Si, malgré les doutes sur leur efficacité ou leur intérêt, on fait le choix de proposer une interprétation extérieure, il est possible de le faire de façon sobre et si possible regroupée par exemple autour du stationnement, d’un édifice ou d’une ruine pour laisser le parcours dans le milieu naturel sans autre présence que la nature elle-même.

MARCHER LES PIEDS SUR TERRE

Toucher la terre, sentir l’onctuosité et la souplesse du sol font partie de l’expérience paysagère. L’ouïe et le toucher font entrer le visiteur en paysage sans béquille ni carapace. Les lieux qui ne semblent avoir été ni aménagés, ni protégés, ni organisés dévoilent plus directement leur « esprit ». Le projet d’aménagement d’un espace naturel consiste souvent à canaliser la fréquentation et éviter ainsi le piétinement, l’érosion et le dérangement. Il est réussi quand on ne décèle pas qu’il y a eu projet. Ce n’est pas le cas des platelages souvent bruyants et glissants, coûteux, difficiles à entretenir et qui, surtout, entraînent une banalisation et une artificialisation des sites.

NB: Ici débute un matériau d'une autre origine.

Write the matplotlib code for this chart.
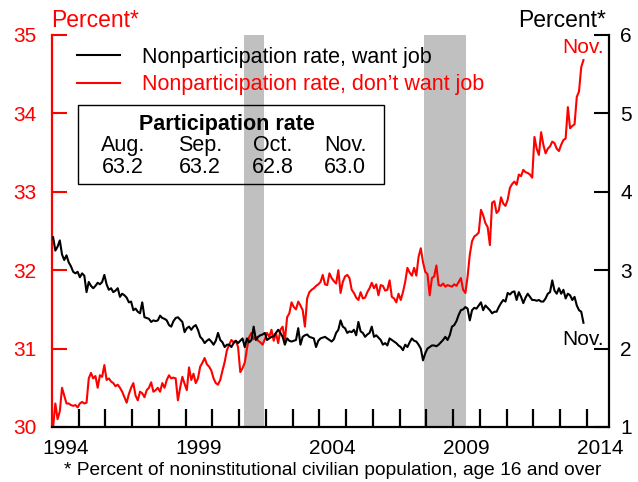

Ces aménagements donnent l'impression que nature et homme doivent être mis à distance, d’un côté que la nature est dangereuse et de l’autre que l’homme qui tasse, érode et piétine constitue une menace. Ce message est l’opposé de celui que l’on tente de faire passer : celui d’une relation harmonieuse, directe et sensible entre l’homme et la nature. Pour limiter ces platelages, ces escaliers en bois et ces passerelles, il n’est pas besoin de vouloir aller partout, quitte à ne pas pénétrer dans certains lieux fragiles. Les sentiers peuvent les frôler, les montrer de façon moins ostentatoire en leur laissant une part de mystère. Ces tracés moins interventionnistes parlent souvent le langage précis du site. Certains sentiers peuvent être submersibles. Même sur des sites très fréquentés, de simples gués de pierre peuvent suffire pour franchir un ruisseau ou un fossé.

PROTÉGER SANS INTERDIRE, CANALISER SANS CONTRAINDRE

Rambardes, barrières, filets, mono-fil : les mesures pour la sécurité des personnes et la lutte contre l’érosion nous poussent souvent à accumuler les protections en posant des éléments mobiliers souvent en contradiction avec la nature des lieux. Il est possible, dans de très nombreux cas, de s’en passer ou de les adapter. Le tracé du sentier peut être déplacé et, si ces protections se révèlent indispensables, elles peuvent être conçues à moindre frais en puisant dans les motifs locaux : plessage de branches mortes ou vivantes, fossé, chemin creux, clôture rurale utilisée pour les enclos de pâturage, etc. Le projet de paysage gagne pour ce faire à s’appuyer sur des structures existantes et souvent effacées : un vieux chemin, un muret, un quai, une terrasse... Ces motifs signent la singularité des lieux et les ambiances auxquelles nous sommes attachés. Plutôt que d’aménager avec des éléments exogènes, on tente de travailler avec le local en proposant des travaux de restauration utilisant des techniques traditionnelles. La technique de la pierre sèche est à ce titre exemplaire, qu’elle concerne les murets, les murs, les emmarchements ou les dallages. Elle offre une plus-value environnementale importante par rapport aux gabions ou aux murs maçonnés au mortier.

Les aménagements de demain bénéficieront de moins d’argent et de financements se portant plus sur l'investissement que le fonctionnement. C’est peut-être l’occasion d’éviter la facilité et la multiplication des aménagements standardisés et lourds d’entretien. La sobriété et la simplicité des projets rendent le paysage plus attrayant et laissent le visiteur maître de ses propres émotions. Cet attachement à la beauté est sans doute le meilleur argument pour que chacun veille à la protection de la nature.